Mr. Huxley’s negative principle is also defective in that it cannot give us any criterion as to what is demonstrated or demonstrable. With individual reason as the source and rule of knowledge, what is demonstrated or demonstrable to one is not to another. Because of the varying degrees of hereditary imperfections, modified by environment and training, the abilities of individual reason vary greatly. No man’s individual reason can be used as a guide since all are imperfect.
Mr. Huxley’s individual reason is not the one for us to take as reason, because it led him to reject as not demonstrated and demonstrable some propositions that the reason of all normal persons tells them is demonstrated and demonstrable – for example, the existence of God. He admitted that his own reason never led him into a certain view on God and on existence in general. But the reason of others makes them certain that their inborn intuitions are right in implying that there is a God. Their reason, led by its intuition of cause and effect, makes them certain that there must be a first Cause, which is therefore causeless and hence eternal. Their reason makes them certain that the almost infinite expressions of intelligence, adaptation, and design in the universe imply that the first Cause is intelligent and purposeful and hence is endowed with personality.
The Help our Reason Needs
Since unaided reason cannot in man’s imperfect condition be accepted as a sufficient and satisfactory guide, should we not be open to help from other sources than unaided reason?

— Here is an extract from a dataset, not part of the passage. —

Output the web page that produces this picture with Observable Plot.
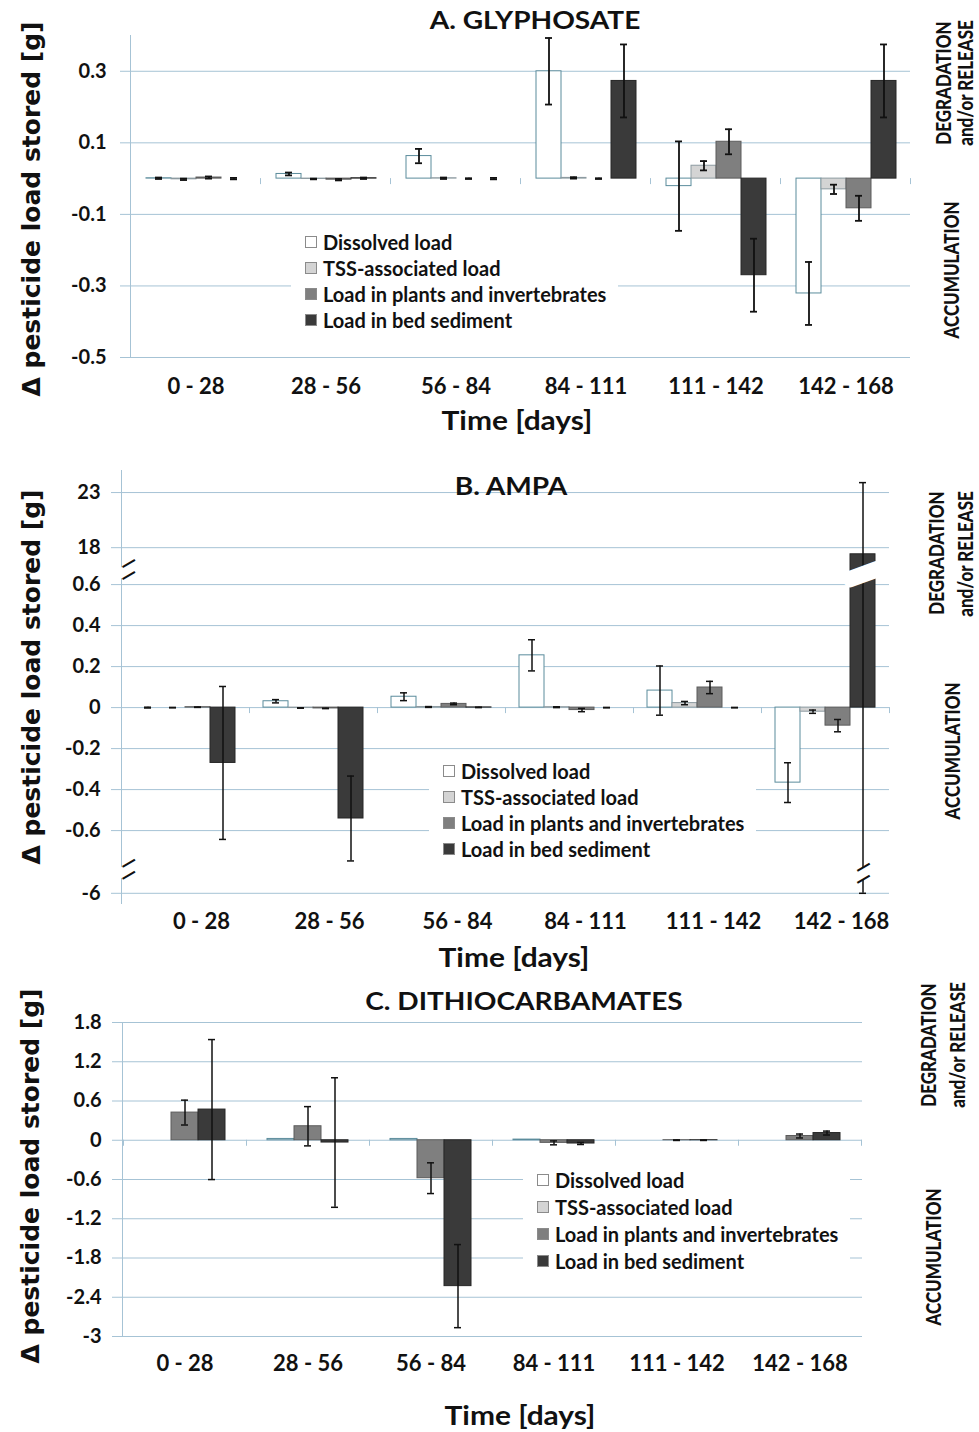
<!DOCTYPE html>
<html><head><meta charset="utf-8">
<script src="https://cdn.jsdelivr.net/npm/d3@7"></script>
<script src="https://cdn.jsdelivr.net/npm/@observablehq/plot@0.6"></script>
<style>
body{margin:0;background:#fff;}
#page{position:relative;width:979px;height:1432px;overflow:hidden;font-family:Lato,"Open Sans",sans-serif;color:#111;background:#fff;}
.panel{position:absolute;left:0;width:979px;}
.panel > svg, .panel > figure{position:absolute;left:0;top:0;margin:0;}
.abs{position:absolute;white-space:nowrap;font-weight:700;line-height:1;}
.title{font-size:24px;transform:translate(-50%,-50%) scaleX(1.17);}
.xlab{font-size:26px;transform:translate(-50%,-50%) scaleX(1.15);}
.ylab{font-family:"DejaVu Sans",sans-serif;font-size:25px;transform:translate(-50%,-50%) rotate(-90deg);}
.side{font-size:17px;font-weight:900;transform:translate(-50%,-50%) rotate(-90deg) scaleY(1.2);}
.legend{position:absolute;background:#fff;padding:0 12px 3px 14px;font-weight:700;font-size:20px;}
.legend .row{display:flex;align-items:center;height:26px;white-space:nowrap;}
.legend .sw{width:10px;height:10px;border:1px solid #8b8b8b;margin-right:6px;flex:none;}
</style></head><body><div id="page"></div>
<script>
// ---------- data ----------
const periods = ["0 - 28", "28 - 56", "56 - 84", "84 - 111", "111 - 142", "142 - 168"];
const periodBounds = [0, 28, 56, 84, 111, 142, 168];
const seriesNames = ["Dissolved load", "TSS-associated load", "Load in plants and invertebrates", "Load in bed sediment"];

// A. Glyphosate (rows: dissolved, TSS, plants, bed)
const glyTicks = [0.3, 0.1, -0.1, -0.3, -0.5];
const glyValues = [
  [0.001, 0.013, 0.063, 0.300, -0.021, -0.321],
  [-0.002, -0.001, 0.001, 0.002, 0.036, -0.030],
  [0.003, -0.003, 0.000, 0.000, 0.103, -0.083],
  [0.000, 0.001, 0.000, 0.273, -0.270, 0.273]
];
const glyErrors = [
  [0.002, 0.004, 0.020, 0.093, 0.125, 0.088],
  [0.002, 0.001, 0.002, 0.002, 0.013, 0.013],
  [0.003, 0.002, 0.001, 0.001, 0.035, 0.035],
  [0.002, 0.002, 0.002, 0.102, 0.102, 0.102]
];

// B. AMPA (broken axis)
const ampaTicks = [23, 18, 0.6, 0.4, 0.2, 0, -0.2, -0.4, -0.6, -6];
const ampaValues = [
  [0.000, 0.031, 0.053, 0.255, 0.083, -0.366],
  [0.000, -0.002, 0.003, 0.002, 0.022, -0.020],
  [0.002, -0.004, 0.018, -0.012, 0.098, -0.088],
  [-0.270, -0.541, 0.001, 0.000, 0.000, 17.4]
];
const ampaErrors = [
  [0.002, 0.008, 0.019, 0.076, 0.120, 0.097],
  [0.001, 0.001, 0.002, 0.002, 0.008, 0.008],
  [0.001, 0.001, 0.004, 0.008, 0.030, 0.030],
  [0.373, 0.207, 0.001, 0.001, 0.001, [23.4, 6.5]]
];
// axis segments kept, and the two gaps of the broken axis
const ampaSegments = [-6.9, -5.4, -0.78, 0.62, 17.2, 25];
const ampaBreaks = [6, -2];

// C. Dithiocarbamates (rows: dissolved, plants, bed)
const dtcTicks = [1.8, 1.2, 0.6, 0, -0.6, -1.2, -1.8, -2.4, -3];
const dtcSeries = [0, 2, 3];
const dtcValues = [
  [0.000, 0.020, 0.020, 0.010, 0.000, 0.000],
  [0.423, 0.214, -0.580, -0.040, 0.001, 0.065],
  [0.469, -0.035, -2.230, -0.050, 0.001, 0.110]
];
const dtcErrors = [
  [0, 0, 0, 0, 0, 0],
  [0.19, 0.30, 0.235, 0.03, 0.004, 0.03],
  [1.07, 0.99, 0.635, 0.015, 0.004, 0.03]
];

// ---------- styles ----------
const seriesFill = ["#ffffff", "#d4d4d4", "#7f7f7f", "#3a3a3a"];
const seriesStroke = ["#5b8c9c", "#8d9ba1", "#5c5c5c", "#262626"];
const gridColor = "#a6c3d5";
const ink = "#111";

function buildRows(values, errors, seriesIdx) {
  const rows = [];
  seriesIdx.forEach((s, i) => periods.forEach((p, j) => {
    const v = values[i][j], e = errors[i][j];
    const [em, ep] = Array.isArray(e) ? e : [e, e];
    rows.push({period: p, series: seriesNames[s], value: v, lo: v - em, hi: v + ep,
      err: Math.max(em, ep), fill: seriesFill[s], stroke: seriesStroke[s]});
  }));
  return rows;
}

function slashMarks(data, opts) {
  return [
    Plot.text(data, {...opts, text: () => "\u2014", fill: "white", stroke: "white", strokeWidth: 9, fontSize: 16, fontFamily: "DejaVu Sans", rotate: -30}),
    Plot.text(data, {...opts, text: () => "\u2014", fill: ink, fontSize: 16, fontFamily: "DejaVu Sans", rotate: -30, dy: -6}),
    Plot.text(data, {...opts, text: () => "\u2014", fill: ink, fontSize: 16, fontFamily: "DejaVu Sans", rotate: -30, dy: 6})
  ];
}

function yScale(cfg) {
  const y = {domain: cfg.yDomain, axis: null};
  if (cfg.yTransform) y.transform = cfg.yTransform;
  return y;
}
const baseStyle = {background: "transparent", fontFamily: "Lato, 'Open Sans', sans-serif", fontWeight: 700, color: ink, overflow: "visible"};

// background: grid, y axis line, y tick labels, period boundary ticks, axis break marks
function backPlot(cfg, extra = []) {
  return Plot.plot({
    width: 979, height: cfg.height,
    marginLeft: cfg.ml, marginRight: cfg.mr, marginTop: cfg.mt, marginBottom: cfg.mb,
    style: baseStyle,
    x: {type: "point", domain: periodBounds, padding: 0, axis: null},
    y: yScale(cfg),
    marks: [
      Plot.ruleY(cfg.ticks, {y: d => d, stroke: gridColor, strokeWidth: 1, insetLeft: -10}),
      Plot.ruleX(periodBounds, {x: d => d, y1: 0, y2: 0, insetBottom: -6, stroke: gridColor, strokeWidth: 1}),
      Plot.frame({anchor: "left", stroke: gridColor}),
      Plot.text(cfg.ticks, {y: d => d, text: d => String(d), frameAnchor: "left", textAnchor: "end", dx: -cfg.labelGap, fontSize: 20, fontWeight: 700, fill: ink}),
      ...extra
    ]
  });
}

// foreground: grouped bars with error bars, faceted by period
function frontPlot(cfg, rows, xDomain, extra = []) {
  const errRows = rows.filter(d => d.err > 0);
  return Plot.plot({
    width: 979, height: cfg.height,
    marginLeft: cfg.ml, marginRight: cfg.mr, marginTop: cfg.mt, marginBottom: cfg.mb,
    style: baseStyle,
    fx: {domain: periods, paddingInner: cfg.pad, paddingOuter: cfg.pad / 2, label: null},
    x: {domain: xDomain, padding: 0, axis: null},
    y: yScale(cfg),
    color: {type: "identity"},
    marks: [
      Plot.barY(rows, {fx: "period", x: "series", y: "value", fill: "fill", stroke: "stroke", strokeWidth: 1, inset: 0}),
      Plot.ruleX(errRows, {fx: "period", x: "series", y1: "lo", y2: "hi", stroke: ink, strokeWidth: cfg.errWidth}),
      Plot.tickY(errRows, {fx: "period", x: "series", y: "lo", stroke: ink, strokeWidth: cfg.errWidth, insetLeft: cfg.cap, insetRight: cfg.cap}),
      Plot.tickY(errRows, {fx: "period", x: "series", y: "hi", stroke: ink, strokeWidth: cfg.errWidth, insetLeft: cfg.cap, insetRight: cfg.cap}),
      ...extra,
      Plot.axisFx({anchor: "bottom", tickSize: 0, tickPadding: cfg.fxPad, fontSize: 22, fontWeight: 700, label: null, dx: cfg.fxDx || 0, fill: ink})
    ]
  });
}

const page = document.getElementById("page");
function place(els, top, height) {
  const d = document.createElement("div"); d.className = "panel"; d.style.top = top + "px"; d.style.height = height + "px";
  els.forEach(el => d.appendChild(el)); page.appendChild(d);
}
function label(text, cls, x, y) { const d = document.createElement("div"); d.className = "abs " + cls; d.textContent = text; d.style.left = x + "px"; d.style.top = y + "px"; page.appendChild(d); }
function legend(x, y, rowH) {
  const box = document.createElement("div"); box.className = "legend"; box.style.left = x + "px"; box.style.top = y + "px";
  seriesNames.forEach((s, i) => {
    const r = document.createElement("div"); r.className = "row"; r.style.height = rowH + "px";
    const sw = document.createElement("span"); sw.className = "sw"; sw.style.background = seriesFill[i];
    const t = document.createElement("span"); t.textContent = s;
    r.appendChild(sw); r.appendChild(t); box.appendChild(r);
  });
  page.appendChild(box);
}

// Panel A
const cfgA = {height: 410, ml: 130, mr: 69, mt: 35, mb: 53, yDomain: [-0.5, 0.4], ticks: glyTicks,
  pad: 0.208, cap: 9, errWidth: 1.8, fxPad: 21, labelGap: 24};
const rowsA = buildRows(glyValues, glyErrors, [0, 1, 2, 3]);
place([backPlot(cfgA), frontPlot(cfgA, rowsA, seriesNames)], 0, 410);

// Panel B: broken axis — each kept segment gets its own share of the height
const ampaAxis = d3.scaleLinear().domain(ampaSegments).range([0, 17, 36, 323, 347, 433]);
const cfgB = {height: 500, ml: 121, mr: 90, mt: 10, mb: 57,
  yDomain: [0, 433], yTransform: v => ampaAxis(v),
  ticks: ampaTicks, pad: 0.22, cap: 9, errWidth: 1.5, fxPad: 10, fxDx: 16, labelGap: 21};
const rowsB = buildRows(ampaValues, ampaErrors, [0, 1, 2, 3]);
const bedLast = [{period: periods[5], series: seriesNames[3]}];
const extraB = [
  Plot.text(bedLast, {fx: "period", x: "series", y: () => ampaBreaks[0], text: () => "\u2014", fill: "white", stroke: "white", strokeWidth: 12, fontSize: 34, fontFamily: "DejaVu Sans", rotate: -20}),
  ...slashMarks(bedLast, {fx: "period", x: "series", y: () => ampaBreaks[1]})
];
place([backPlot(cfgB, slashMarks(ampaBreaks, {y: d => d, frameAnchor: "left"})), frontPlot(cfgB, rowsB, seriesNames, extraB)], 460, 500);

// Panel C
const cfgC = {height: 420, ml: 122, mr: 117, mt: 42, mb: 64, yDomain: [-3, 1.8], ticks: dtcTicks,
  pad: 0.327, cap: 10, errWidth: 1.5, fxPad: 19, labelGap: 21};
const rowsC = buildRows(dtcValues, dtcErrors, dtcSeries);
place([backPlot(cfgC), frontPlot(cfgC, rowsC, dtcSeries.map(i => seriesNames[i]))], 980, 420);

// Text overlays
label("A. GLYPHOSATE", "title", 535, 20);
label("B. AMPA", "title", 511, 486);
label("C. DITHIOCARBAMATES", "title", 524, 1001);
label("Time [days]", "xlab", 517, 420);
label("Time [days]", "xlab", 514, 957);
label("Time [days]", "xlab", 520, 1415);
label("\u0394 pesticide load stored [g]", "ylab", 31, 209);
label("\u0394 pesticide load stored [g]", "ylab", 31, 677);
label("\u0394 pesticide load stored [g]", "ylab", 30, 1176);
label("DEGRADATION", "side", 943, 83);
label("and/or RELEASE", "side", 965, 83);
label("ACCUMULATION", "side", 951, 270);
label("DEGRADATION", "side", 936, 553);
label("and/or RELEASE", "side", 965, 554);
label("ACCUMULATION", "side", 952, 751);
label("DEGRADATION", "side", 928, 1045);
label("and/or RELEASE", "side", 957, 1045);
label("ACCUMULATION", "side", 933, 1257);

legend(291, 229, 26);
legend(429, 758, 26);
legend(523, 1166, 27);
</script></body></html>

If certainty is to be reached, is it not reasonable to expect from an infallible and benevolent Power, if such exists, the aid so desperately needed by unaided individual reason? If such outside aid comes, we may be sure it will not hamper our God-given reason, as the creeds do, but will completely satisfy it by supplying just what our reason lacks. This outside aid is the Bible, which supplies the reasonable solution of God’s being and the problem of existence.
Another evil that is associated with Mr. Huxley’s negative principle of agnosticism is its practical outcome – it always leads into unbelief. Agnosticism in its very nature draws one away from faith, which is indispensable for an approach to God and Truth on God’s existence and the problem of being.